BGH, Urt. v. 3.7.2024 − 2 StR 453/23 (LG Bonn)
Der Angeklagte war seit 2002 Leiter der Abteilung Technik der G. eG, die Mietwohnungen in Bonn verwaltet. In dieser Funktion war er für die Instandhaltung und Modernisierung der Wohnungen sowie die Auswahl externer Handwerksbetriebe verantwortlich. Ab etwa 2009/2010 beauftragte er zunehmend die R-GmbH, deren Geschäftsführer Rö war, mit Renovierungsarbeiten und vereinbarte, die Aufträge gegen Zahlung von Bargeld zu vergeben.
Ab 2011 etablierte sich ein System, in dem der Angeklagte zunächst Rechnungen von R an die G stellte, die dann überprüft und zur Zahlung freigegeben wurden. Nach der Freigabe informierte der Angeklagte Rö über die Beträge, die als Schmiergeld an ihn zurückfließen sollten, abhängig von den Aufträgen und deren Umfang. Insgesamt erhielt der Angeklagte zwischen 2011 und 2014 mindestens 143.298 Euro an Schmiergeldern von Rö, die er dem Finanzamt verschweigt.

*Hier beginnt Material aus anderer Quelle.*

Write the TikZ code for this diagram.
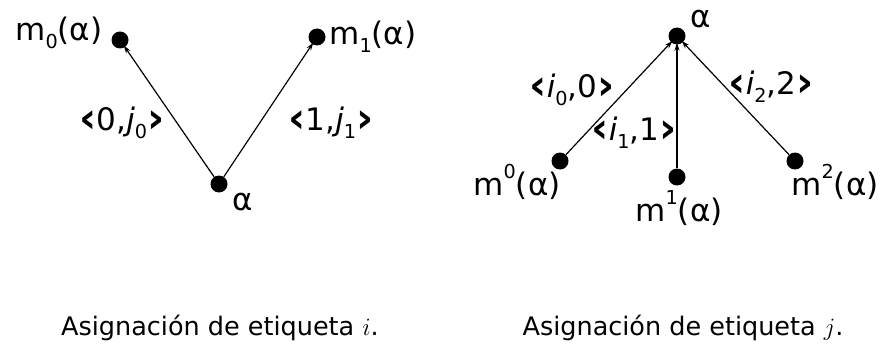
\documentclass[tikz,border=0pt]{standalone}
\usepackage{fontspec}
\newfontfamily\lblfont{DejaVu Sans}
\newfontfamily\capfont{DejaVu Sans}
\usetikzlibrary{arrows.meta}
\newcommand{\lsub}[1]{\raisebox{-0.25em}{\scalebox{0.62}{#1}}}
\newcommand{\lsup}[1]{\raisebox{0.55em}{\scalebox{0.62}{#1}}}
\newcommand{\lang}{\raisebox{-0.06em}{\scalebox{1.35}{\bfseries ‹}}}
\newcommand{\rang}{\raisebox{-0.06em}{\scalebox{1.35}{\bfseries ›}}}
\tikzset{
  dot/.style={circle, fill=black, inner sep=0pt, minimum size=17pt},
  lbl/.style={inner sep=0pt, font=\lblfont\fontsize{31}{34}\selectfont},
  captxt/.style={inner sep=0pt, font=\capfont\fontsize{25.5}{29}\selectfont},
  arr/.style={line width=1.2pt, -{Stealth[length=8pt,width=5pt]}, shorten >=-2pt}
}
\begin{document}
\begin{tikzpicture}[x=1pt,y=-1pt]
\useasboundingbox (0,0) rectangle (882,350);
% left diagram
\node[dot] (La) at (219,184) {};
\node[dot] (Lm0) at (120,40) {};
\node[dot] (Lm1) at (317,37) {};
\draw[arr] (La) -- (Lm0);
\draw[arr] (La) -- (Lm1);
\node[lbl] (tLm0) at (59,33) {m\lsub{0}(α)};
\node[lbl] (tLm1) at (373,37) {m\lsub{1}(α)};
\node[lbl] (tLa) at (243,202) {α};
\node[lbl] (tL0) at (122,123) {\lang0,\textit{j}\lsub{0}\rang};
\node[lbl] (tL1) at (331,123) {\lang1,\textit{j}\lsub{1}\rang};
% right diagram
\node[dot] (Ra) at (677,36) {};
\node[dot] (Rm0) at (560,161) {};
\node[dot] (Rm1) at (677,177) {};
\node[dot] (Rm2) at (795,161) {};
\draw[arr] (Rm0) -- (Ra);
\draw[arr] (Rm1) -- (Ra);
\draw[arr] (Rm2) -- (Ra);
\node[lbl] (tRa) at (701,19) {α};
\node[lbl] (tRm0) at (517,182) {m\lsup{0}(α)};
\node[lbl] (tRm1) at (679,208) {m\lsup{1}(α)};
\node[lbl] (tRm2) at (835,182) {m\lsup{2}(α)};
\node[lbl] (tR0) at (572,90) {\lang\textit{i}\lsub{0},0\rang};
\node[lbl] (tR1) at (634,133) {\lang\textit{i}\lsub{1},1\rang};
\node[lbl] (tR2) at (771,87) {\lang\textit{i}\lsub{2},2\rang};
% captions
\node[captxt] (c1) at (220,328) {Asignación de etiqueta $i$.};
\node[captxt] (c2) at (683,328) {Asignación de etiqueta $j$.};
\end{tikzpicture}
\end{document}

Das Landgericht nahm die Vorwürfe der Bestechlichkeit aufgrund der Schmiergeldzahlungen an, aber wies eine tateinheitliche Verurteilung wegen Untreue ab, weil keine ausreichenden Hinweise auf einen Nachteil für die G nachgewiesen werden konnten. Es wurde nicht festgestellt, dass Rö der G überhöhte Rechnungen stellte oder minderwertige Leistungen ablieferte.
Die Revision der Staatsanwaltschaft hatte Erfolg. Der Bundesgerichtshof (BGH) stellte fest, dass das Landgericht bei der Verneinung der Untreue einen Rechtsfehler beging. Nach der Rechtsprechung liegt ein Nachteil vor, wenn Schmiergeldzahlungen in die Preisgestaltung eingehen und das Geschäft für den Auftraggeber teurer wird, entweder durch erhöhte Rechnungsbeträge oder durch verpasste Gelegenheiten, günstigere Konditionen zu realisieren. Das Landgericht hatte festgestellt, dass zwischen dem Angeklagten und Rö keine überhöhten Preise vereinbart worden seien, versäumte jedoch, zu klären, ob die Aufträge an R zu einem überhöhten Preis vergeben wurden, obgleich es rechtlich möglich gewesen wäre, zu einem niedrigeren Preis zu verhandeln.
Die Entscheidung des BGH stellt in Frage, ob tatsächlich immer ein Nachteil vorliegt, und sieht die Notwendigkeit, zu überprüfen, ob die Möglichkeit eines günstigeren Vertragsabschlusses gesichert war. Diese Feststellung kann von den Motiven des Bestechenden und den Umständen der Zahlung abhängen. Der BGH hat den Fall an das Landgericht Aachen zurückverwiesen, das diesen Aspekt nicht ausreichend gewürdigt hat. Das Gericht muss daher konkrete Feststellungen treffen, ob ein Angebot ohne die Bestechungszahlung günstiger gewesen wäre, wobei auch unternehmerische Ziele und die Zahlungsumstände berücksichtigt werden müssen.
Insgesamt zeigt die Entscheidung, dass die Annahme eines Vermögensnachteils durch Bestechungsgelder nicht immer automatisch gegeben ist und klare Nachweise erforderlich sind, um eine Untreue zu belegen.